Task directions » Copy out all the lines in the records that include the word "this".

Entries shown »
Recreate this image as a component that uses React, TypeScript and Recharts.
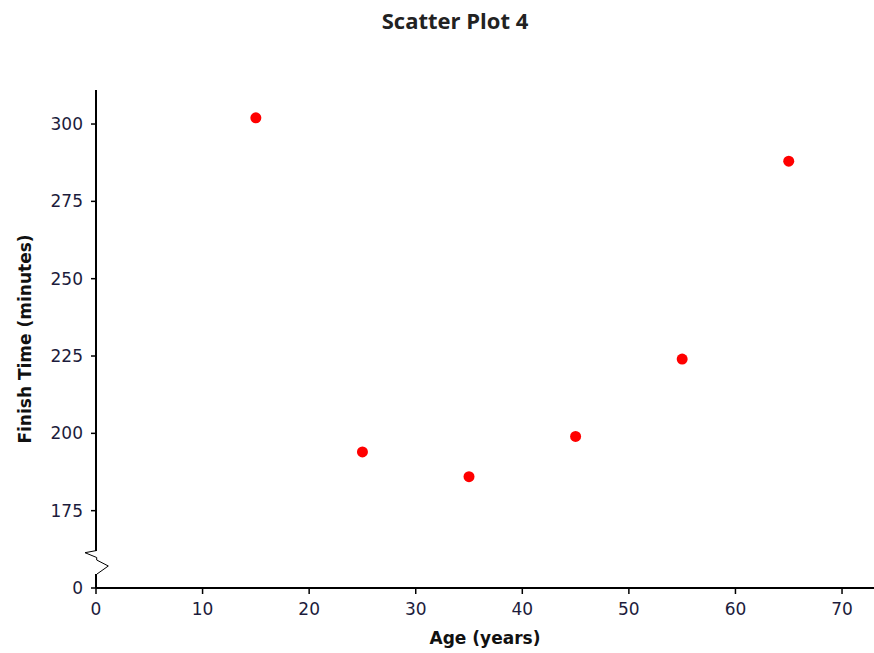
import { ScatterChart, Scatter, XAxis, YAxis } from "recharts"

// ages (years) and finish times (minutes)
const ages = [15, 25, 35, 45, 55, 65]
const finishTimes = [302, 194, 186, 199, 224, 288]

const xTicks = [0, 10, 20, 30, 40, 50, 60, 70]
// the lowest tick sits at the axis break and is labelled 0
const yTicks = [150, 175, 200, 225, 250, 275, 300]
const yBreakValue = 150

const points = ages.map((age, i) => ({ age, time: finishTimes[i] }))

const tickStyle = { fontFamily: "DejaVu Sans", fontSize: 17, fill: "#1c1c3c" }
const labelStyle = { fontFamily: "DejaVu Sans", fontSize: 17, fontWeight: "bold", fill: "#111" }

function AxisBreak() {
  return (
    <svg
      width={874}
      height={653}
      style={{ position: "absolute", left: 0, top: 0, pointerEvents: "none" }}
    >
      <rect x={94} y={551} width={6} height={23} fill="#fff" />
      <polyline
        points="96.7,550.5 85,552.7 96.7,557.5 96.7,560 108.3,566 97,574"
        fill="none"
        stroke="#000"
        strokeWidth={1}
      />
    </svg>
  )
}

export default function App() {
  return (
    <div style={{ position: "absolute", left: 0, top: 0, width: 874, height: 653, background: "#fff" }}>
      <div
        style={{
          position: "absolute",
          left: 0,
          width: 910,
          top: 5,
          textAlign: "center",
          fontFamily: "Open Sans",
          fontWeight: 700,
          fontSize: 22,
          color: "#222",
        }}
      >
        Scatter Plot 4
      </div>
      <ScatterChart width={874} height={653} margin={{ top: 90, right: 0, bottom: 0, left: 0 }}>
        <XAxis
          type="number"
          dataKey="age"
          domain={[0, 73]}
          ticks={xTicks}
          height={65}
          tickSize={6}
          tickMargin={9}
          tick={tickStyle}
          axisLine={{ stroke: "#000", strokeWidth: 2 }}
          tickLine={{ stroke: "#000", strokeWidth: 1.5 }}
          label={{ value: "Age (years)", position: "insideBottom", offset: 9, style: labelStyle }}
        />
        <YAxis
          type="number"
          dataKey="time"
          domain={[yBreakValue, 311]}
          ticks={yTicks}
          width={96}
          tickSize={5}
          tickMargin={8}
          tick={tickStyle}
          tickFormatter={(v: number) => (v === yBreakValue ? "0" : String(v))}
          axisLine={{ stroke: "#000", strokeWidth: 2 }}
          tickLine={{ stroke: "#000", strokeWidth: 1.5 }}
          label={{
            value: "Finish Time (minutes)",
            angle: -90,
            position: "insideLeft",
            offset: 25,
            style: { ...labelStyle, textAnchor: "middle" },
          }}
        />
        <Scatter
          data={points}
          fill="#ff0000"
          isAnimationActive={false}
          shape={(p: any) => <circle cx={p.cx} cy={p.cy} r={5.5} fill="#ff0000" />}
        />
      </ScatterChart>
      <AxisBreak />
    </div>
  )
}
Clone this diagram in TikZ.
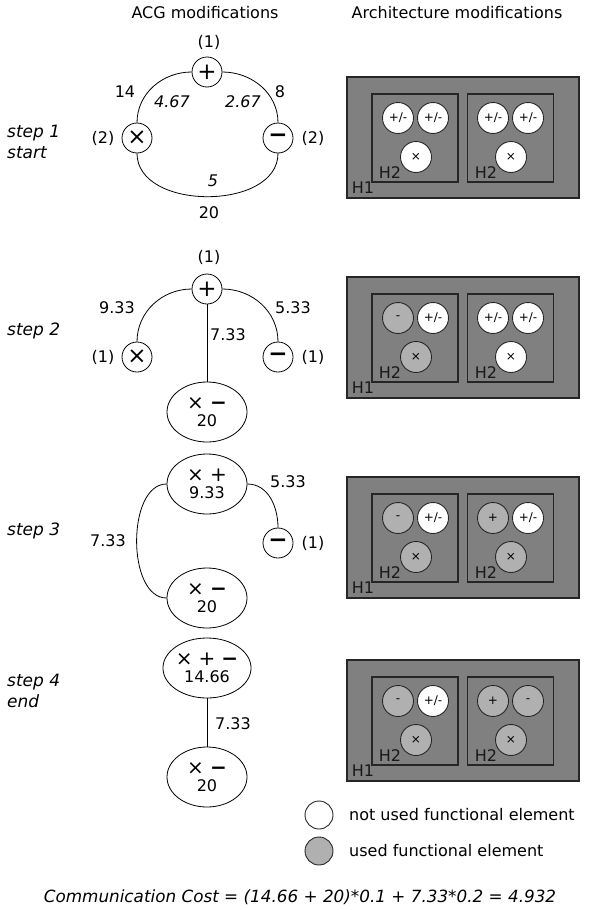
\documentclass[tikz,border=0pt]{standalone}
\usepackage{fontspec}
\setmainfont{DejaVu Sans}
\usetikzlibrary{shapes.geometric}
\definecolor{boardgray}{HTML}{808080}
\definecolor{usedgray}{HTML}{B0B0B0}

\tikzset{
  txt/.style={font=\fontsize{16}{20}\selectfont, inner sep=1pt},
  txti/.style={txt, font=\fontsize{16}{20}\selectfont\itshape},
  steptag/.style={txti, anchor=west, align=left, font=\fontsize{17}{21}\selectfont\itshape},
  op/.style={circle, draw, line width=0.8pt, minimum size=30pt, inner sep=0pt, font=\fontsize{23}{23}\selectfont},
  group/.style={ellipse, draw, line width=0.8pt, minimum width=80pt, minimum height=60pt,
    inner sep=0pt, align=center, font=\fontsize{16}{17}\selectfont},
  edge/.style={line width=0.8pt},
  hone/.style={draw=black!85, fill=boardgray, line width=1.3pt, minimum width=232pt, minimum height=121pt},
  htwo/.style={draw=black!85, line width=1.3pt, minimum width=86pt, minimum height=88pt},
  hlabel/.style={txt, text=black!90},
  fe/.style={circle, draw=black!85, fill=white, line width=0.9pt, minimum size=31pt, inner sep=0pt,
    font=\fontsize{12}{12}\selectfont},
  ue/.style={fe, fill=usedgray}
}
\newcommand{\sym}[1]{{\fontsize{20}{17}\selectfont #1}}
\newcommand{\mn}{\textbf{−}}

\begin{document}
\begin{tikzpicture}[x=1pt, y=1pt]
  \useasboundingbox (0,0) rectangle (589,-910);

  % column titles
  \node[txt] (acgtitle) at (205,-13) {ACG modifications};
  \node[txt] (archtitle) at (457,-13) {Architecture modifications};

  % step names
  \node[steptag] (tag1) at (6,-141.5) {step 1\\start};
  \node[steptag] (tag2) at (6,-331) {step 2};
  \node[steptag] (tag3) at (6,-531) {step 3};
  \node[steptag] (tag4) at (6,-690.5) {step 4\\end};

  % step 1: three operations on a ring
  \node[op] (s1p) at (207,-72) {+};
  \node[op] (s1x) at (137,-138) {×};
  \node[op] (s1m) at (278,-138) {\mn};
  \draw[edge] (s1p.west) to[out=180, in=90] (s1x.north);
  \draw[edge] (s1p.east) to[out=0, in=90] (s1m.north);
  \draw[edge] (s1x.south) to[out=-90, in=-90, looseness=1.05] (s1m.south);
  \node[txt] (c1p) at (209,-42) {(1)};
  \node[txt] (c1x) at (103,-138) {(2)};
  \node[txt] (c1m) at (313,-138) {(2)};
  \node[txt] (w1a) at (125,-92) {14};
  \node[txti] (w1b) at (172,-102) {4.67};
  \node[txti] (w1c) at (243,-102) {2.67};
  \node[txt] (w1d) at (280,-92) {8};
  \node[txti] (w1e) at (213,-181) {5};
  \node[txt] (w1f) at (209,-213) {20};

  % step 2: x and - merged
  \node[op] (s2p) at (207,-289) {+};
  \node[op] (s2x) at (137,-357) {×};
  \node[op] (s2m) at (278,-357) {\mn};
  \node[group] (s2g) at (207,-412) {\sym{×\hspace{6pt}\mn}\\20};
  \draw[edge] (s2p.west) to[out=180, in=90] (s2x.north);
  \draw[edge] (s2p.east) to[out=0, in=90] (s2m.north);
  \draw[edge] (s2p) -- (s2g);
  \node[txt] (c2p) at (209,-257) {(1)};
  \node[txt] (c2x) at (103,-357) {(1)};
  \node[txt] (c2m) at (313,-357) {(1)};
  \node[txt] (w2a) at (117,-308) {9.33};
  \node[txt] (w2b) at (293,-308) {5.33};
  \node[txt] (w2c) at (228,-335) {7.33};

  % step 3: x and + merged
  \node[group] (s3a) at (207,-484) {\sym{×\hspace{6pt}+}\\9.33};
  \node[op] (s3m) at (278,-543) {\mn};
  \node[group] (s3b) at (207,-598) {\sym{×\hspace{6pt}\mn}\\20};
  \draw[edge] (s3a.east) to[out=0, in=90] (s3m.north);
  \draw[edge] (s3a.west) to[out=180, in=180, looseness=0.9] (s3b.west);
  \node[txt] (c3m) at (313,-543) {(1)};
  \node[txt] (w3a) at (288,-482) {5.33};
  \node[txt] (w3b) at (108,-541) {7.33};

  % step 4: final two groups
  \node[group] (s4a) at (207,-668) {\sym{×\hspace{6pt}+\hspace{6pt}\mn}\\14.66};
  \node[group] (s4b) at (207,-777) {\sym{×\hspace{6pt}\mn}\\20};
  \draw[edge] (s4a) -- (s4b);
  \node[txt] (w4a) at (233,-724) {7.33};

  % boards: H1 with two H2 clusters of functional elements
  \foreach \n/\t/\units in {
      1/77/{fe/{+/-}, fe/{+/-}, fe/×, fe/{+/-}, fe/{+/-}, fe/×},
      2/277/{ue/-, fe/{+/-}, ue/×, fe/{+/-}, fe/{+/-}, fe/×},
      3/477/{ue/-, fe/{+/-}, ue/×, ue/+, fe/{+/-}, ue/×},
      4/660/{ue/-, fe/{+/-}, ue/×, ue/+, ue/-, ue/×}}{
    \begin{scope}[shift={(0,-\t)}]
      \node[hone] (h1-\n) at (463,-60.5) {};
      \node[htwo] (h2a-\n) at (415,-61) {};
      \node[htwo] (h2b-\n) at (510.5,-61) {};
      \node[hlabel] (l1-\n) at (363,-111) {H1};
      \node[hlabel] (l2a-\n) at (390,-96) {H2};
      \node[hlabel] (l2b-\n) at (486,-96) {H2};
      \foreach \k/\x/\y in {1/398/41, 2/433/41, 3/416/80, 4/493/41, 5/528/41, 6/511/80}
        \coordinate (slot\k) at (\x,-\y);
      \foreach [count=\k] \st/\lab in \units
        \node[\st] (fu-\n-\k) at (slot\k) {\lab};
    \end{scope}
  }

  % legend
  \node[fe, minimum size=28pt] (keyfree) at (319,-815) {};
  \node[ue, minimum size=28pt] (keyused) at (319,-851) {};
  \node[txt, anchor=west] (keyfreetxt) at (348,-815) {not used functional element};
  \node[txt, anchor=west] (keyusedtxt) at (348,-851) {used functional element};

  % resulting cost
  \node[txti, font=\fontsize{16.8}{20}\selectfont\itshape] (cost) at (300,-897)
    {Communication Cost = (14.66 + 20)*0.1 + 7.33*0.2 = 4.932};
\end{tikzpicture}
\end{document}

Exercise output »
Recreate this image as a component that uses React, TypeScript and Recharts.
Clone this diagram in TikZ.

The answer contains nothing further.